Jul 11, 20218:07 AM - edited Aug 12, 20219:23 AM
Inbound Professor
Pitfalls to Avoid When Creating Landing Pages
Creating and optimizing landing pages is a crucial step in your lead generation efforts. What's a common mistake I always see and try to avoid? Not having a second offer or CTA on the thank you page.
It’s a smart move to keep your primary offer nice and clean on your landing page and not confuse people with multiple CTAs. However, once you’ve given the promised content to the lead, you are wise to garner their support by asking them to do something whilst they are "hot."
I always suggest making sure you utilize the thank-you page to place another CTA or offer. For example, you could ask people to share the content via a Click to Tweet link.
Too high attention ratio - for a landing page it should be ideally 1:1, meaning 1 link related to 1 campaign goal. It is tempting to have more links, but they will simply distract the visitor.
One pitfall I've seen is with the copy. The page is way too long, the call to action is all the way at the bottom while you have to scroll through paragraphs to read. Keep the length of the page short with one clear CTA.
I think it depends on what you're asking of your audience. Direct response marketers have a long history of success with super-long landing pages, so I don't think "short" should be a hard-and-fast rule.
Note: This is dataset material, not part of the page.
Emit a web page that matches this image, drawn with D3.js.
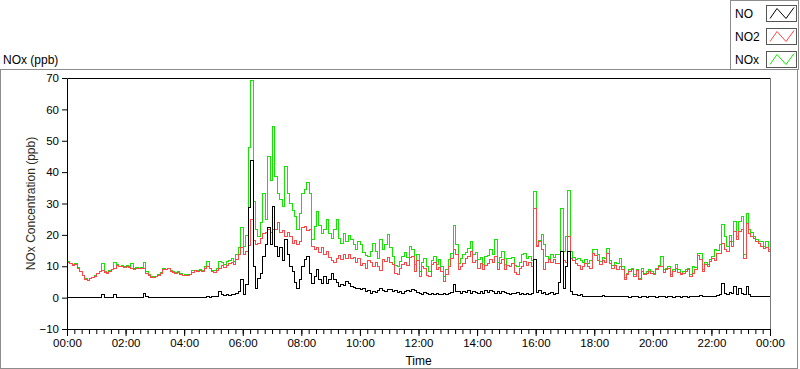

Definitely worth testing if you're unsure!!
I'm big on having a hook right when they land on the page. Bounce rates on websites are higher than ever! You'd better do all you can to grab their attention and keep them enegaged when they land on your page.
Too much content. CTA buried or hard to locate. Outbound links that take them away from the page. A page that doesn't match where the person came from (email, social post, etc.)
A common mistake I see is having everything and the kitchen sink, and treating the landing page as a "catch-all" with multiple CTAs and different pathways.
A single, clear action has proven time and time to be the most effective, as long as the targeting is on-point. Leave your secondary CTAs to AFTER the main action has been taken.